¿De dónde viene el mar, Gramma?, preguntó mi pequeño nieto de 5 años quien, por primera vez, vivía la experiencia de estar parado junto al mar alborotado por el viento fuerte.
Además de la ternura que me hizo sentir, me vi forzada a pensar rápidamente mi respuesta. No quería que mis palabras lo defraudaran o rompieran el toque de inocencia que lo hace tan especial pero, sobre todo, que me llevaran a mentir.
“Dios lo puso ahí cuando hizo el mundo”, respondí, “es como una enorme piscina y tiene pedazos de tierra donde nosotros vivimos”. Antes de completar mi explicación, mi pequeño corrió de vuelta hacia la orilla donde terminaba de acariciar las olas.
Mi mente se quedó entretenida con un pensamiento: ¿Cómo aprender a responder las preguntas de mis nietos a tiempo, correctamente y siempre, en honor a la verdad sin que con ello los desaliente o los hiera? Porque, es innegable, su circunstancia de vida ha cambiado y eso les traerá preguntas y, siendo una persona de influencia para ellos, mis contestaciones podrían cambiar su visión de la vida y confianza en Dios y la gente.

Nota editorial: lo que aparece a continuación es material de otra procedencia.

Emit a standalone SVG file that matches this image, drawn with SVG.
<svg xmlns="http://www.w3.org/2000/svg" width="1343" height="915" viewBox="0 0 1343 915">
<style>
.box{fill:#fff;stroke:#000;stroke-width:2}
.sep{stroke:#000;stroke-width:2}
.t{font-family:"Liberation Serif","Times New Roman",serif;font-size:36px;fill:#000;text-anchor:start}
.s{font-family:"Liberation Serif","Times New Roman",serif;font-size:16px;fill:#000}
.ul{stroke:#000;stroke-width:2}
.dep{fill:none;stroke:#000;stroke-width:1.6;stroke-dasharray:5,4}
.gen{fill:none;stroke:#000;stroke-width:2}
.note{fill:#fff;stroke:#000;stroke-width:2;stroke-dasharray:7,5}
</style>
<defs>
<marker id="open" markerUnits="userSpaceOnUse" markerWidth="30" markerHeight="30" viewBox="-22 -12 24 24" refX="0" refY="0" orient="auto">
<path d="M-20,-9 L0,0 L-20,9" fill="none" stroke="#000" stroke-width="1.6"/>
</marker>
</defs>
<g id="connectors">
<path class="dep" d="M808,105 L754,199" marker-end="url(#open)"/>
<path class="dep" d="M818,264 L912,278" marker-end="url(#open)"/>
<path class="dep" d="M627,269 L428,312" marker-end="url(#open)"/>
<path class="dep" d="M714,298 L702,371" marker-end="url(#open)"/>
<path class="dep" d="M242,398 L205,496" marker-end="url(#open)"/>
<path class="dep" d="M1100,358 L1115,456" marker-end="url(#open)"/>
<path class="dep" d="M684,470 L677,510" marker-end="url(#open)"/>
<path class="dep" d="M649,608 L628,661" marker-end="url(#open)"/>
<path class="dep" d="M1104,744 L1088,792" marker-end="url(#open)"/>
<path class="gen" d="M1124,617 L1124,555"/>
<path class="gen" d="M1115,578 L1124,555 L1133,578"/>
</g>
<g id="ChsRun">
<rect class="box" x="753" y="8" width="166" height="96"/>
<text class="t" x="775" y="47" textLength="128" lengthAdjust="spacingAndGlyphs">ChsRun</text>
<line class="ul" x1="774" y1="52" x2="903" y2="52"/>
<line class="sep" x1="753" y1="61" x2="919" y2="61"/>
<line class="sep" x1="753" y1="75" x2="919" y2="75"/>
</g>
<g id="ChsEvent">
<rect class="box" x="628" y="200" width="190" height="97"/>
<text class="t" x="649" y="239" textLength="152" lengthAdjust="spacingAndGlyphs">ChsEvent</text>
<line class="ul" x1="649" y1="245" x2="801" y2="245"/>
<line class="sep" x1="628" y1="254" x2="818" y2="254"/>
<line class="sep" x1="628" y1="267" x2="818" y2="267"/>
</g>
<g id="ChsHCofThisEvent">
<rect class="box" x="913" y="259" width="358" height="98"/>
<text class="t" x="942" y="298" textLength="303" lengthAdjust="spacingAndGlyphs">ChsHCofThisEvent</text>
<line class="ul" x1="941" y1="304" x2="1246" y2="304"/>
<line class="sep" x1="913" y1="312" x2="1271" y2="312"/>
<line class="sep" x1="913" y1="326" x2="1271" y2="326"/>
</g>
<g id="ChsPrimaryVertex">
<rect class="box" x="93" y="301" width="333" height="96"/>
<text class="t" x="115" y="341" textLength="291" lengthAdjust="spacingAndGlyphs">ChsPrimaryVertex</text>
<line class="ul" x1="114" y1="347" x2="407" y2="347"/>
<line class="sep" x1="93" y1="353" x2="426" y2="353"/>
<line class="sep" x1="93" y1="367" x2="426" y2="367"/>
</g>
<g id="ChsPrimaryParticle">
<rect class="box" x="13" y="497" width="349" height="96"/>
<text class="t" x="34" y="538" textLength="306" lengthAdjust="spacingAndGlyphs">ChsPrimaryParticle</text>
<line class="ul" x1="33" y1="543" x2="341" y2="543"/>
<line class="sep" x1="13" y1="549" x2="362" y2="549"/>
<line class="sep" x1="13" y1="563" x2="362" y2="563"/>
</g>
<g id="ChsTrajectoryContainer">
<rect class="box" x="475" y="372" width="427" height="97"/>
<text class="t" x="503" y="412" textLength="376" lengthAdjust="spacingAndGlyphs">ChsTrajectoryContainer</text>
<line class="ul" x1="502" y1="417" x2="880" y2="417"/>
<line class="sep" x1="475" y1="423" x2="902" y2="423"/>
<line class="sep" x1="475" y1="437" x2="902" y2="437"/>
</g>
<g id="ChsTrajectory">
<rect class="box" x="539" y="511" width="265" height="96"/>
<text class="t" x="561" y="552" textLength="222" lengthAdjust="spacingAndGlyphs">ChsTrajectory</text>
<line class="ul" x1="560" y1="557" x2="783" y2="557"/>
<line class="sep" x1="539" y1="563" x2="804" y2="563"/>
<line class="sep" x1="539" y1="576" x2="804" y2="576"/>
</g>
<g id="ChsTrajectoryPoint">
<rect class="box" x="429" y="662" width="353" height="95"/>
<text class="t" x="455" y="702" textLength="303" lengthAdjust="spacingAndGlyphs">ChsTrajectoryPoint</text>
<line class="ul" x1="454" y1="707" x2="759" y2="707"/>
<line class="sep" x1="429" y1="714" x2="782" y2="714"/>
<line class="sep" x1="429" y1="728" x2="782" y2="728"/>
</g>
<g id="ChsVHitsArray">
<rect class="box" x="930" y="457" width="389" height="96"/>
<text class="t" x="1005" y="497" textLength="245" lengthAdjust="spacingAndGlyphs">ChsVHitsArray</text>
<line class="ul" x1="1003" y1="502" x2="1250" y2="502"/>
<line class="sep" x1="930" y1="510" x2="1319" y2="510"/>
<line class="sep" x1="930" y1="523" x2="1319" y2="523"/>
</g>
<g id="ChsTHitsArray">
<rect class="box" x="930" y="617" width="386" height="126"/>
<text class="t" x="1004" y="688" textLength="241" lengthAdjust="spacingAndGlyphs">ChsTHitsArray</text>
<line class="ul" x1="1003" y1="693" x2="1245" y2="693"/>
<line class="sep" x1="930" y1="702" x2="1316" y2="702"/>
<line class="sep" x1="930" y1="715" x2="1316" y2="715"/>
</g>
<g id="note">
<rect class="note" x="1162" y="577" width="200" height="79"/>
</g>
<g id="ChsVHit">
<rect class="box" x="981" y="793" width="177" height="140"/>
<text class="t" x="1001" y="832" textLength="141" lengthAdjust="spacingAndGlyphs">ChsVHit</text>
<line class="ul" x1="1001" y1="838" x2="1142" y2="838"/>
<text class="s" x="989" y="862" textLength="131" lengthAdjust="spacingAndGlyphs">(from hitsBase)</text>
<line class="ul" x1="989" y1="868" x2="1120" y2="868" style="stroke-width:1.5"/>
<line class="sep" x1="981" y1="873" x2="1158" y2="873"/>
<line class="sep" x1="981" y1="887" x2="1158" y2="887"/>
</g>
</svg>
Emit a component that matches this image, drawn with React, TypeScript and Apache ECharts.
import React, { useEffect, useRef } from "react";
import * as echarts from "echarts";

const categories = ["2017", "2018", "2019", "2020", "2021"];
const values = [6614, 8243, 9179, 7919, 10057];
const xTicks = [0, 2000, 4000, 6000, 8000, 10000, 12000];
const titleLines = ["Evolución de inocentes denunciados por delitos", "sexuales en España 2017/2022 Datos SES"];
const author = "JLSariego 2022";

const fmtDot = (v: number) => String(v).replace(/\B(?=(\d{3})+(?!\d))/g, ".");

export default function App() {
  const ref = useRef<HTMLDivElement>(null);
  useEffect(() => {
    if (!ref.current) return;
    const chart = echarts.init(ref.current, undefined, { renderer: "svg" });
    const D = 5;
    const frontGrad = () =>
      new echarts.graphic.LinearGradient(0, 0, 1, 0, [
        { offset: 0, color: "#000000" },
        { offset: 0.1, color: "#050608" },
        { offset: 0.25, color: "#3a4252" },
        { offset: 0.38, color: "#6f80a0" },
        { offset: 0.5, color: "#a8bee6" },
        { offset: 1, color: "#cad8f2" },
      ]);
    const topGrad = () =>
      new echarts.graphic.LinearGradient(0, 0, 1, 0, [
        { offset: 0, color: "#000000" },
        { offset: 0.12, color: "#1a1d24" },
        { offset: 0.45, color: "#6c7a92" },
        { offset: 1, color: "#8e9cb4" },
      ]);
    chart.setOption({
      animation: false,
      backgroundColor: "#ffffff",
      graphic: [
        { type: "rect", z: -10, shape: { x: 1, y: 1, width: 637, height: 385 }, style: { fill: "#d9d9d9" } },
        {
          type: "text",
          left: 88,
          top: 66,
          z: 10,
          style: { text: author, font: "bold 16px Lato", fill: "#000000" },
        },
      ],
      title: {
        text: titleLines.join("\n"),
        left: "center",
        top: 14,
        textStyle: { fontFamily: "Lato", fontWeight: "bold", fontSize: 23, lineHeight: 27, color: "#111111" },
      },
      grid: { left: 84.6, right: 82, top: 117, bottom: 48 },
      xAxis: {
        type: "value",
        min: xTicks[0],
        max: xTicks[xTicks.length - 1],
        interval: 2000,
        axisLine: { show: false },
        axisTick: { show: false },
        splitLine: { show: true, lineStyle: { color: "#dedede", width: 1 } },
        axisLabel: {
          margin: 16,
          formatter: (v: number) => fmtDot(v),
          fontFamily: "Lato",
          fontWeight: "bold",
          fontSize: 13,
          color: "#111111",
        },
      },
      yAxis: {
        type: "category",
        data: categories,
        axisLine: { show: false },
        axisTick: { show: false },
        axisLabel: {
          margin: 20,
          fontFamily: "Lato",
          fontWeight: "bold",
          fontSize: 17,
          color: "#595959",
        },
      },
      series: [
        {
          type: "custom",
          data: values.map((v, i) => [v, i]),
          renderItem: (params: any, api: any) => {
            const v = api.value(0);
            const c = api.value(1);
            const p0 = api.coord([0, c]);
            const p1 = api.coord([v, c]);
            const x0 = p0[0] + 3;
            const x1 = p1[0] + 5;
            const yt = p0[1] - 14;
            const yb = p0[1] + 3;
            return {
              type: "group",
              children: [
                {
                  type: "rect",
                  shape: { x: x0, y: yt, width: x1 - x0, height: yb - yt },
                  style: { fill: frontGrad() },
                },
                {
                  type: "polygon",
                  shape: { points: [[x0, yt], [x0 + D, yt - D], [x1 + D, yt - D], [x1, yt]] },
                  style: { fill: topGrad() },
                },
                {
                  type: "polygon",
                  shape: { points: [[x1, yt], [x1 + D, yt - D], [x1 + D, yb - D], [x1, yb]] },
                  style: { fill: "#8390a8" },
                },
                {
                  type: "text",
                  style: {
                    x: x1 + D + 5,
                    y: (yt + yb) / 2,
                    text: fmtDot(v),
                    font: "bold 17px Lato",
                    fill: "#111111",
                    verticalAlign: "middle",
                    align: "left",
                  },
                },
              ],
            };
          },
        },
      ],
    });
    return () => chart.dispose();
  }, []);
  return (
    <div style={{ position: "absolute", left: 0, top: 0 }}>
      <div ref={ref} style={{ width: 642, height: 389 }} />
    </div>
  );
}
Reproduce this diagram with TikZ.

¡Qué reto será matizar las respuestas difíciles sin mentir! Porque, vivo en la conciencia de que, la mentira, es uno de los cánceres más dañinos y agresivos de nuestro tiempo.
Tras mucho pensarlo, llegué a una simple conclusión: echar mano del amor al momento de hablar para responder y, si alguna emoción fuera de lugar o duda parecen contaminar mi respuesta, aprender a callar. Mi fe me enseña que, por sobre todas las cosas, Dios me pide que actúe en amor y, no heredar malos sentimientos o falsedad, es un dictamen de ese amor.
Un suspiro me confirmó que mi reflexión iba por el camino correcto y reposé en paz mientras disfrutaba del océano, que esa tarde, Dios había puesto en esta Tierra especialmente para el deleite de mi hija, mis sobrinos y mis amadísimos nietos.